● REQUIREMENTS
Give back the full listing verbatim, apart from its images.

● EXTRACTED ENTRIES

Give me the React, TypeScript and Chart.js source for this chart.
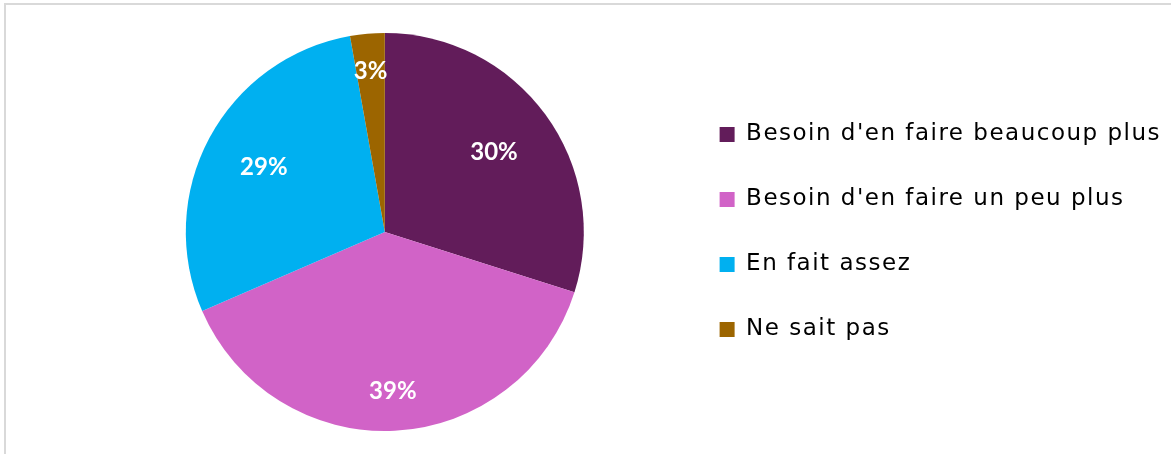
import React, { useEffect, useRef } from "react";
import { Chart, registerables } from "chart.js";

Chart.register(...registerables);

const categories = [
  "Besoin d'en faire beaucoup plus",
  "Besoin d'en faire un peu plus",
  "En fait assez",
  "Ne sait pas",
];
const values = [29.9, 38.6, 28.7, 2.8];
const sliceColors = ["#621C5A", "#D163C7", "#00B0F0", "#9C6500"];
// radial position of each percentage label, as a fraction of the radius
const labelRadius = [0.68, 0.8, 0.69, 0.81];

const legendSpacing = {
  id: "legendSpacing",
  beforeLayout(chart: any) {
    chart.ctx.letterSpacing = "1.5px";
  },
  beforeDraw(chart: any) {
    chart.ctx.letterSpacing = "1.5px";
  },
};

const pieLabels = {
  id: "pieLabels",
  afterDatasetsDraw(chart: any) {
    const { ctx } = chart;
    const meta = chart.getDatasetMeta(0);
    ctx.save();
    ctx.letterSpacing = "0px";
    ctx.fillStyle = "#ffffff";
    ctx.font = "bold 24px Lato, 'DejaVu Sans', sans-serif";
    ctx.textAlign = "center";
    ctx.textBaseline = "middle";
    meta.data.forEach((arc: any, i: number) => {
      const { x, y, startAngle, endAngle, outerRadius } = arc.getProps(
        ["x", "y", "startAngle", "endAngle", "outerRadius"],
        true
      );
      const mid = (startAngle + endAngle) / 2;
      const r = outerRadius * labelRadius[i];
      const txt = Math.round(values[i]) + "%";
      ctx.fillText(txt, x + Math.cos(mid) * r, y + Math.sin(mid) * r);
    });
    ctx.restore();
  },
};

export default function App() {
  const ref = useRef<HTMLCanvasElement>(null);
  useEffect(() => {
    if (!ref.current) return;
    const chart = new Chart(ref.current, {
      type: "pie",
      data: {
        labels: categories,
        datasets: [
          {
            data: values,
            backgroundColor: sliceColors,
            borderWidth: 0,
          },
        ],
      },
      options: {
        responsive: false,
        animation: false,
        layout: { padding: { left: 92, right: 0, top: 33, bottom: 23 } },
        plugins: {
          tooltip: { enabled: false },
          legend: {
            position: "right",
            align: "center",
            maxWidth: 495,
            labels: {
              boxWidth: 15,
              boxHeight: 15,
              padding: 42,
              color: "#000000",
              font: { family: "'DejaVu Sans', sans-serif", size: 23 },
            },
          },
        },
      },
      plugins: [legendSpacing, pieLabels],
    });
    return () => chart.destroy();
  }, []);

  return (
    <div
      style={{
        position: "fixed",
        left: 0,
        top: 0,
        width: 1171,
        height: 454,
        overflow: "hidden",
        background: "#ffffff",
      }}
    >
      <div
        style={{
          position: "absolute",
          left: 4,
          top: 3,
          width: 1300,
          height: 600,
          border: "2px solid #d9d9d9",
        }}
      />
      <canvas
        ref={ref}
        width={1171}
        height={454}
        style={{ position: "absolute", left: 0, top: 0 }}
      />
    </div>
  );
}
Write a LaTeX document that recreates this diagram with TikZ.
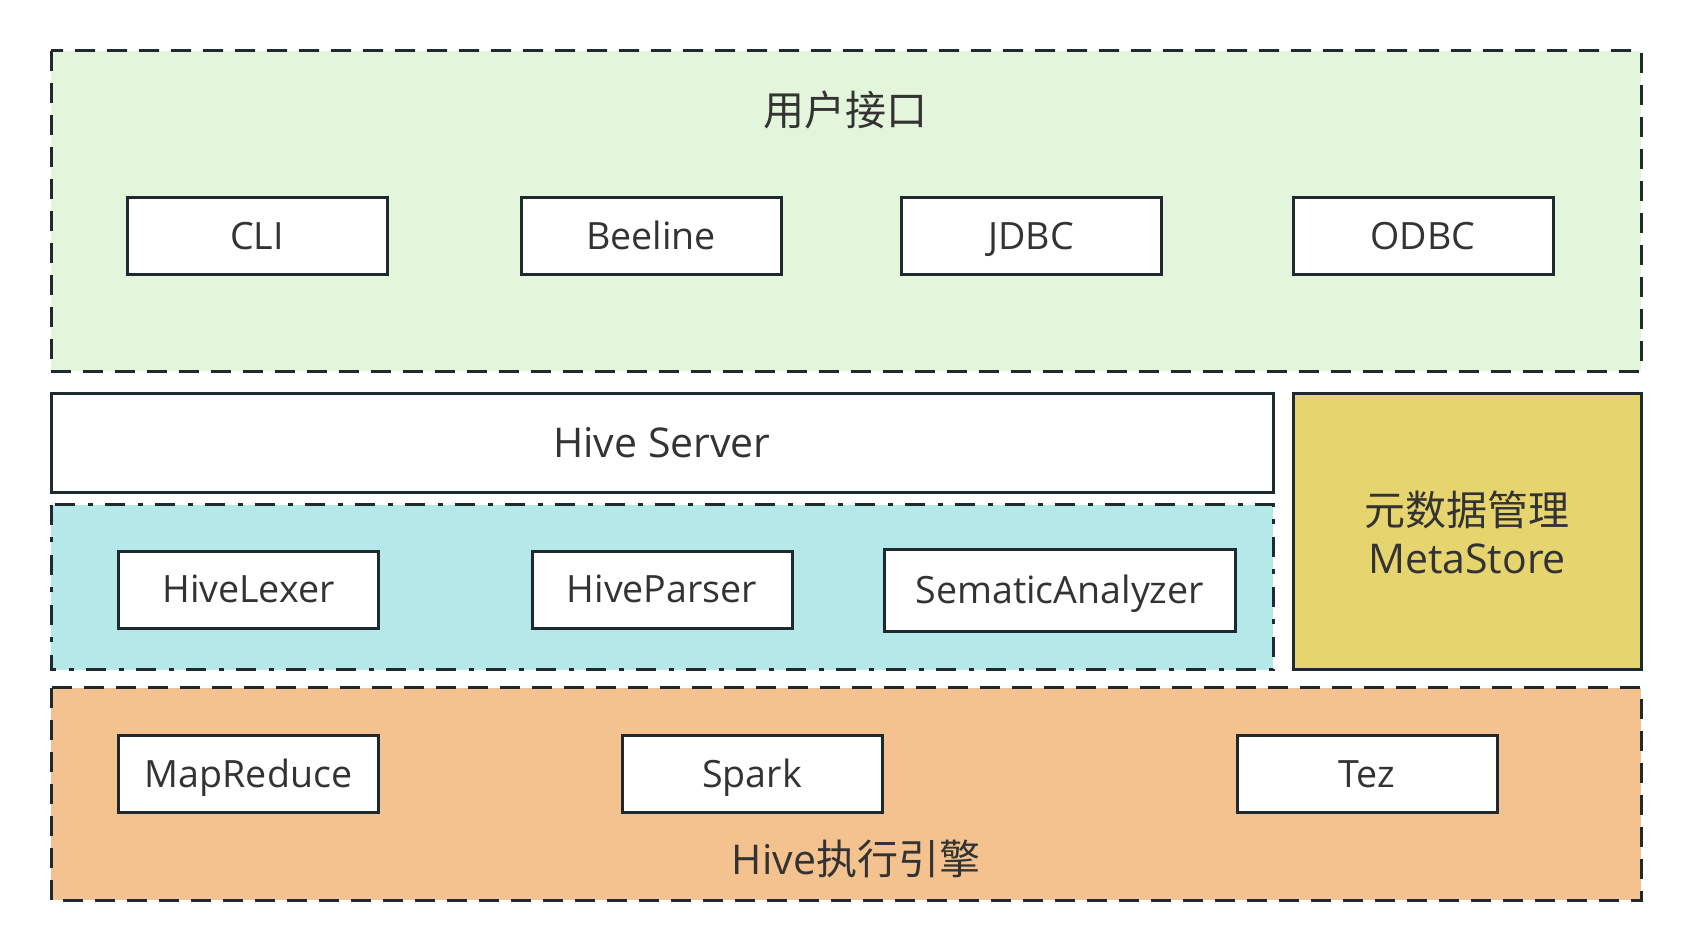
\documentclass[tikz,border=0pt]{standalone}
\usepackage{fontspec}
\setmainfont{Open Sans}
\newfontfamily\cjk{Noto Sans CJK SC}
\definecolor{edge}{HTML}{1F2A30}
\definecolor{ink}{HTML}{333333}
\definecolor{userbg}{HTML}{E3F5DB}
\definecolor{parsebg}{HTML}{B5E9E9}
\definecolor{metabg}{HTML}{E6D46E}
\definecolor{enginebg}{HTML}{F4C28F}
\begin{document}
\begin{tikzpicture}[x=0.5pt,y=-0.5pt,
  layer/.style={draw=edge,line width=1.5pt,dash pattern=on 10pt off 6pt},
  dashdot/.style={draw=edge,line width=1.5pt,dash pattern=on 10pt off 6.25pt on 2.5pt off 6.25pt},
  solid box/.style={draw=edge,line width=1.5pt},
  box/.style={draw=edge,line width=1.5pt,fill=white,minimum width=130pt,minimum height=38.5pt,
    inner sep=0pt,text height=13.4pt,text depth=0pt,text=ink,font=\fontsize{18.8pt}{22pt}\selectfont},
  title/.style={text=ink,inner sep=0pt,text height=14.6pt,text depth=0pt,font=\fontsize{20.5pt}{24pt}\selectfont}]
\useasboundingbox (0,0) rectangle (1692,952);

\fill [userbg] (51,51) rectangle (1641,371);
\draw [layer] (51,51) rectangle (1641,371);
\node [title] (user) at (845,111) {\cjk 用户接口};
\foreach \name/\x/\txt in {cli/257/CLI, beeline/651/Beeline, jdbc/1031/JDBC, odbc/1423/ODBC}
   \node [box] (\name) at (\x,236) {\txt};

\draw [solid box,fill=white] (51,393.5) rectangle (1273,492.5);
\node [title] (server) at (662,443) {Hive Server};

\fill [parsebg] (51,504.5) rectangle (1273,669.5);
\draw [dashdot] (51,504.5) rectangle (1273,669.5);
\node [box] (lexer) at (248.5,589.5) {HiveLexer};
\node [box] (parser) at (662,589.5) {HiveParser};
\node [box,minimum width=175.5pt,minimum height=41pt] (analyzer) at (1059.7,590) {SematicAnalyzer};

\draw [solid box,fill=metabg] (1293.5,393.5) rectangle (1641,669.5);
\node [text=ink,inner sep=0pt,align=center,font=\fontsize{20.5pt}{24pt}\selectfont] (meta) at (1467,532) {{\cjk 元数据管理}\\MetaStore};

\fill [enginebg] (51,687.5) rectangle (1641,900);
\draw [layer] (51,687.5) rectangle (1641,900);
\foreach \name/\x/\txt in {mapreduce/248.5/MapReduce, spark/752/Spark, tez/1367/Tez}
   \node [box] (\name) at (\x,774) {\txt};
\node [title] (engine) at (856,860) {Hive{\cjk 执行引擎}};
\end{tikzpicture}
\end{document}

● EXERCISE OUTPUT
Give me the React, TypeScript and Chart.js source for this chart.
import React, { useEffect, useRef } from "react";
import { Chart, registerables } from "chart.js";

Chart.register(...registerables);

const categories = [
  "Besoin d'en faire beaucoup plus",
  "Besoin d'en faire un peu plus",
  "En fait assez",
  "Ne sait pas",
];
const values = [29.9, 38.6, 28.7, 2.8];
const sliceColors = ["#621C5A", "#D163C7", "#00B0F0", "#9C6500"];
// radial position of each percentage label, as a fraction of the radius
const labelRadius = [0.68, 0.8, 0.69, 0.81];

const legendSpacing = {
  id: "legendSpacing",
  beforeLayout(chart: any) {
    chart.ctx.letterSpacing = "1.5px";
  },
  beforeDraw(chart: any) {
    chart.ctx.letterSpacing = "1.5px";
  },
};

const pieLabels = {
  id: "pieLabels",
  afterDatasetsDraw(chart: any) {
    const { ctx } = chart;
    const meta = chart.getDatasetMeta(0);
    ctx.save();
    ctx.letterSpacing = "0px";
    ctx.fillStyle = "#ffffff";
    ctx.font = "bold 24px Lato, 'DejaVu Sans', sans-serif";
    ctx.textAlign = "center";
    ctx.textBaseline = "middle";
    meta.data.forEach((arc: any, i: number) => {
      const { x, y, startAngle, endAngle, outerRadius } = arc.getProps(
        ["x", "y", "startAngle", "endAngle", "outerRadius"],
        true
      );
      const mid = (startAngle + endAngle) / 2;
      const r = outerRadius * labelRadius[i];
      const txt = Math.round(values[i]) + "%";
      ctx.fillText(txt, x + Math.cos(mid) * r, y + Math.sin(mid) * r);
    });
    ctx.restore();
  },
};

export default function App() {
  const ref = useRef<HTMLCanvasElement>(null);
  useEffect(() => {
    if (!ref.current) return;
    const chart = new Chart(ref.current, {
      type: "pie",
      data: {
        labels: categories,
        datasets: [
          {
            data: values,
            backgroundColor: sliceColors,
            borderWidth: 0,
          },
        ],
      },
      options: {
        responsive: false,
        animation: false,
        layout: { padding: { left: 92, right: 0, top: 33, bottom: 23 } },
        plugins: {
          tooltip: { enabled: false },
          legend: {
            position: "right",
            align: "center",
            maxWidth: 495,
            labels: {
              boxWidth: 15,
              boxHeight: 15,
              padding: 42,
              color: "#000000",
              font: { family: "'DejaVu Sans', sans-serif", size: 23 },
            },
          },
        },
      },
      plugins: [legendSpacing, pieLabels],
    });
    return () => chart.destroy();
  }, []);

  return (
    <div
      style={{
        position: "fixed",
        left: 0,
        top: 0,
        width: 1171,
        height: 454,
        overflow: "hidden",
        background: "#ffffff",
      }}
    >
      <div
        style={{
          position: "absolute",
          left: 4,
          top: 3,
          width: 1300,
          height: 600,
          border: "2px solid #d9d9d9",
        }}
      />
      <canvas
        ref={ref}
        width={1171}
        height={454}
        style={{ position: "absolute", left: 0, top: 0 }}
      />
    </div>
  );
}
Write a LaTeX document that recreates this diagram with TikZ.
\documentclass[tikz,border=0pt]{standalone}
\usepackage{fontspec}
\setmainfont{Open Sans}
\newfontfamily\cjk{Noto Sans CJK SC}
\definecolor{edge}{HTML}{1F2A30}
\definecolor{ink}{HTML}{333333}
\definecolor{userbg}{HTML}{E3F5DB}
\definecolor{parsebg}{HTML}{B5E9E9}
\definecolor{metabg}{HTML}{E6D46E}
\definecolor{enginebg}{HTML}{F4C28F}
\begin{document}
\begin{tikzpicture}[x=0.5pt,y=-0.5pt,
  layer/.style={draw=edge,line width=1.5pt,dash pattern=on 10pt off 6pt},
  dashdot/.style={draw=edge,line width=1.5pt,dash pattern=on 10pt off 6.25pt on 2.5pt off 6.25pt},
  solid box/.style={draw=edge,line width=1.5pt},
  box/.style={draw=edge,line width=1.5pt,fill=white,minimum width=130pt,minimum height=38.5pt,
    inner sep=0pt,text height=13.4pt,text depth=0pt,text=ink,font=\fontsize{18.8pt}{22pt}\selectfont},
  title/.style={text=ink,inner sep=0pt,text height=14.6pt,text depth=0pt,font=\fontsize{20.5pt}{24pt}\selectfont}]
\useasboundingbox (0,0) rectangle (1692,952);

\fill [userbg] (51,51) rectangle (1641,371);
\draw [layer] (51,51) rectangle (1641,371);
\node [title] (user) at (845,111) {\cjk 用户接口};
\foreach \name/\x/\txt in {cli/257/CLI, beeline/651/Beeline, jdbc/1031/JDBC, odbc/1423/ODBC}
   \node [box] (\name) at (\x,236) {\txt};

\draw [solid box,fill=white] (51,393.5) rectangle (1273,492.5);
\node [title] (server) at (662,443) {Hive Server};

\fill [parsebg] (51,504.5) rectangle (1273,669.5);
\draw [dashdot] (51,504.5) rectangle (1273,669.5);
\node [box] (lexer) at (248.5,589.5) {HiveLexer};
\node [box] (parser) at (662,589.5) {HiveParser};
\node [box,minimum width=175.5pt,minimum height=41pt] (analyzer) at (1059.7,590) {SematicAnalyzer};

\draw [solid box,fill=metabg] (1293.5,393.5) rectangle (1641,669.5);
\node [text=ink,inner sep=0pt,align=center,font=\fontsize{20.5pt}{24pt}\selectfont] (meta) at (1467,532) {{\cjk 元数据管理}\\MetaStore};

\fill [enginebg] (51,687.5) rectangle (1641,900);
\draw [layer] (51,687.5) rectangle (1641,900);
\foreach \name/\x/\txt in {mapreduce/248.5/MapReduce, spark/752/Spark, tez/1367/Tez}
   \node [box] (\name) at (\x,774) {\txt};
\node [title] (engine) at (856,860) {Hive{\cjk 执行引擎}};
\end{tikzpicture}
\end{document}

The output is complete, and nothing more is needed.